### Recorded information
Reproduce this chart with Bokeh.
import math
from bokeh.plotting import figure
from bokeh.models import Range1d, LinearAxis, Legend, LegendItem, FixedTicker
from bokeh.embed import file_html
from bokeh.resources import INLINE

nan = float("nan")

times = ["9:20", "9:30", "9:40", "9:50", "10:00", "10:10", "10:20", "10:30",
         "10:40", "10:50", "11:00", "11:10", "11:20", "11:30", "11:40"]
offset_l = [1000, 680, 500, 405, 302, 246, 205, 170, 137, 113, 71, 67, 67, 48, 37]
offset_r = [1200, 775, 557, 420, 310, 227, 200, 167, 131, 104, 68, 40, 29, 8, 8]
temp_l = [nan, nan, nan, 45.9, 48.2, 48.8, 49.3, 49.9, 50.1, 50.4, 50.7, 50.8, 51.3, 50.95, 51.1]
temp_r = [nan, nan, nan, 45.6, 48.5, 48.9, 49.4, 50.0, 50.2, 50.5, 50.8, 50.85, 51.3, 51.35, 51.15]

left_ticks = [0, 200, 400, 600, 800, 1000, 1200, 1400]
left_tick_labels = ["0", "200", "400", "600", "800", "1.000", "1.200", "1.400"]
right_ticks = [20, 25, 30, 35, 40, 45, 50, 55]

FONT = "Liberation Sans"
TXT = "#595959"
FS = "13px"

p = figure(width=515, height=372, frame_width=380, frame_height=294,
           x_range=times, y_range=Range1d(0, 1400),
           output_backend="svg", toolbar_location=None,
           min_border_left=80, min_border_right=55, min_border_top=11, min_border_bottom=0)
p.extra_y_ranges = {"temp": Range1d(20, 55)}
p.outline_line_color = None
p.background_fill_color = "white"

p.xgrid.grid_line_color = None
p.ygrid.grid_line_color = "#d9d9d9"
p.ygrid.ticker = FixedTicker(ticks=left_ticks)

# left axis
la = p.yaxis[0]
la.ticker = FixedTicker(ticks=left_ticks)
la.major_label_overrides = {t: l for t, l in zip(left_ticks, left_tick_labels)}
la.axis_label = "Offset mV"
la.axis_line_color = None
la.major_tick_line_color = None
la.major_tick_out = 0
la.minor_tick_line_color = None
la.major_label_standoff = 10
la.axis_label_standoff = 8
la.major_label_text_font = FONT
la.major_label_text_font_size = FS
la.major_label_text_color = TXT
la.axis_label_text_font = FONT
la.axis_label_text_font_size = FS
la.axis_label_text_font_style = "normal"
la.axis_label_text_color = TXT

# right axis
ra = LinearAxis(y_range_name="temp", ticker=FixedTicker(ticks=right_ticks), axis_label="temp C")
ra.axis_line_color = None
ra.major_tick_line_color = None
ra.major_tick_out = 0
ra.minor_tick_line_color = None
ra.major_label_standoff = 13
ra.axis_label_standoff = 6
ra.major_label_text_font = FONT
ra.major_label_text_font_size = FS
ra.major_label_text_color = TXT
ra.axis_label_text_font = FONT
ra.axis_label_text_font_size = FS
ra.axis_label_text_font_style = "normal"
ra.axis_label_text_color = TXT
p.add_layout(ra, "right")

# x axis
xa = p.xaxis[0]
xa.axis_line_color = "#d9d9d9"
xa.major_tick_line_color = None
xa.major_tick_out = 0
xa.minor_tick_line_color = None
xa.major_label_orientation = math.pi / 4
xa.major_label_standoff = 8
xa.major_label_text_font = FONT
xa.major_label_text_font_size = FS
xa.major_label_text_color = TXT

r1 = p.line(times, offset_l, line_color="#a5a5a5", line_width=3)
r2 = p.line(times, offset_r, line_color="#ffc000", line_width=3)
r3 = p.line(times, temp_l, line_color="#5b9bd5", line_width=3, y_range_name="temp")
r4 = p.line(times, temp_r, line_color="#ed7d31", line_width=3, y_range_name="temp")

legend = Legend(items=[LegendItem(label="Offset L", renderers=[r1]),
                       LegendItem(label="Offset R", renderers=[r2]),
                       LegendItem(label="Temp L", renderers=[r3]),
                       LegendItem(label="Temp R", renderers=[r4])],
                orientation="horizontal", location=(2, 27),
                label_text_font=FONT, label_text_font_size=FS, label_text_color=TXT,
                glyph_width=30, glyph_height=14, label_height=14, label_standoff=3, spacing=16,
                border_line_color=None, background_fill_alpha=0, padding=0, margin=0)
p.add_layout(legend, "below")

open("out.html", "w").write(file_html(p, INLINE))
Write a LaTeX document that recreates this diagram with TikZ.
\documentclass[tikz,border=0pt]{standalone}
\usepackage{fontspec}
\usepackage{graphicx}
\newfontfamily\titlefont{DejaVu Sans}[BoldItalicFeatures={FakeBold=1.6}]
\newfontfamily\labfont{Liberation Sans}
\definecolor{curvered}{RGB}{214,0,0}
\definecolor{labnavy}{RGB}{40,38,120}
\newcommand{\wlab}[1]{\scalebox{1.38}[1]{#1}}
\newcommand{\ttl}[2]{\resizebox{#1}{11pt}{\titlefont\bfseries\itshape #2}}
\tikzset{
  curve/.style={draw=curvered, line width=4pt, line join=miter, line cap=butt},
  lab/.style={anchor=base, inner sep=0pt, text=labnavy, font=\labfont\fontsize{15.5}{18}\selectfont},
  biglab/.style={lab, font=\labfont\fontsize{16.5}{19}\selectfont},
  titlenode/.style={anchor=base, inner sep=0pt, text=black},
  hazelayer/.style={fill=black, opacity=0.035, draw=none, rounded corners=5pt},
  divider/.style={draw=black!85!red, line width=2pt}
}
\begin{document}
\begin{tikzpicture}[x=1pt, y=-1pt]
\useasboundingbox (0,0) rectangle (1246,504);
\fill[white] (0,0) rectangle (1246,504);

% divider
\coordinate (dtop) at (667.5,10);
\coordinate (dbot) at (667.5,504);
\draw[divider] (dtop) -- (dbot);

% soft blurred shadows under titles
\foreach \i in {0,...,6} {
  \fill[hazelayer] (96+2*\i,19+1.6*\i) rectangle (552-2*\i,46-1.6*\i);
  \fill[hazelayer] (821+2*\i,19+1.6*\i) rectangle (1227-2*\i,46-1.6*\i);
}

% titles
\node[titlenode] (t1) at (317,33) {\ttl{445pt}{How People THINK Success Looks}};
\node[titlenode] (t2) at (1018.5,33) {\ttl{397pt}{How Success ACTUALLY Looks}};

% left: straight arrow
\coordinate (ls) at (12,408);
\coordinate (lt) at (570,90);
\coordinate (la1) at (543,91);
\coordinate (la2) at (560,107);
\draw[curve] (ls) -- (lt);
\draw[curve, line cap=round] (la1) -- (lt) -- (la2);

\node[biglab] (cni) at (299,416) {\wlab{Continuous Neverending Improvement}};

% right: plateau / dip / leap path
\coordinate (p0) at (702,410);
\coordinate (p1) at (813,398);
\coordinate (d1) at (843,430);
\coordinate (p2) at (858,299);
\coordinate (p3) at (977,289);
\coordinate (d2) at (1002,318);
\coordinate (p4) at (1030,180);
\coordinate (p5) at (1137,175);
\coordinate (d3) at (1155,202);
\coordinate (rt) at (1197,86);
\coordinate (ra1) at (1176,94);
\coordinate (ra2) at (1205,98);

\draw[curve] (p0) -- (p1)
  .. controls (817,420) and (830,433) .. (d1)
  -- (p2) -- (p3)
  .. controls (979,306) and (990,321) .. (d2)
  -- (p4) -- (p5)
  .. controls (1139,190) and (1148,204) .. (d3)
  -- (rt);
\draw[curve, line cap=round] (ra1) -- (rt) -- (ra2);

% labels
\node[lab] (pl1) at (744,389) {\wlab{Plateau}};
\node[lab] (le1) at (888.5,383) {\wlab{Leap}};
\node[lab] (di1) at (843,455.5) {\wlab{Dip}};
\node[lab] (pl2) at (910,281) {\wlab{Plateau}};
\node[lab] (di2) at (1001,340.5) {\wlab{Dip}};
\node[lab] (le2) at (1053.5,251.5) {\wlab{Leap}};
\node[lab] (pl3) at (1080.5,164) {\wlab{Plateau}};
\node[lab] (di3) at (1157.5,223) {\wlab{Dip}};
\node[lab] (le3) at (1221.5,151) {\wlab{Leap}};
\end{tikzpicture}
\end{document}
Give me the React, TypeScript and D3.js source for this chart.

### What you have to do
Quote every line of the records above, from the first down to the one holding "p.ygrid.ticker = FixedTicker(ticks=left_ticks)", exactly as written.

### Written answer
Reproduce this chart with Bokeh.
import math
from bokeh.plotting import figure
from bokeh.models import Range1d, LinearAxis, Legend, LegendItem, FixedTicker
from bokeh.embed import file_html
from bokeh.resources import INLINE

nan = float("nan")

times = ["9:20", "9:30", "9:40", "9:50", "10:00", "10:10", "10:20", "10:30",
         "10:40", "10:50", "11:00", "11:10", "11:20", "11:30", "11:40"]
offset_l = [1000, 680, 500, 405, 302, 246, 205, 170, 137, 113, 71, 67, 67, 48, 37]
offset_r = [1200, 775, 557, 420, 310, 227, 200, 167, 131, 104, 68, 40, 29, 8, 8]
temp_l = [nan, nan, nan, 45.9, 48.2, 48.8, 49.3, 49.9, 50.1, 50.4, 50.7, 50.8, 51.3, 50.95, 51.1]
temp_r = [nan, nan, nan, 45.6, 48.5, 48.9, 49.4, 50.0, 50.2, 50.5, 50.8, 50.85, 51.3, 51.35, 51.15]

left_ticks = [0, 200, 400, 600, 800, 1000, 1200, 1400]
left_tick_labels = ["0", "200", "400", "600", "800", "1.000", "1.200", "1.400"]
right_ticks = [20, 25, 30, 35, 40, 45, 50, 55]

FONT = "Liberation Sans"
TXT = "#595959"
FS = "13px"

p = figure(width=515, height=372, frame_width=380, frame_height=294,
           x_range=times, y_range=Range1d(0, 1400),
           output_backend="svg", toolbar_location=None,
           min_border_left=80, min_border_right=55, min_border_top=11, min_border_bottom=0)
p.extra_y_ranges = {"temp": Range1d(20, 55)}
p.outline_line_color = None
p.background_fill_color = "white"

p.xgrid.grid_line_color = None
p.ygrid.grid_line_color = "#d9d9d9"
p.ygrid.ticker = FixedTicker(ticks=left_ticks)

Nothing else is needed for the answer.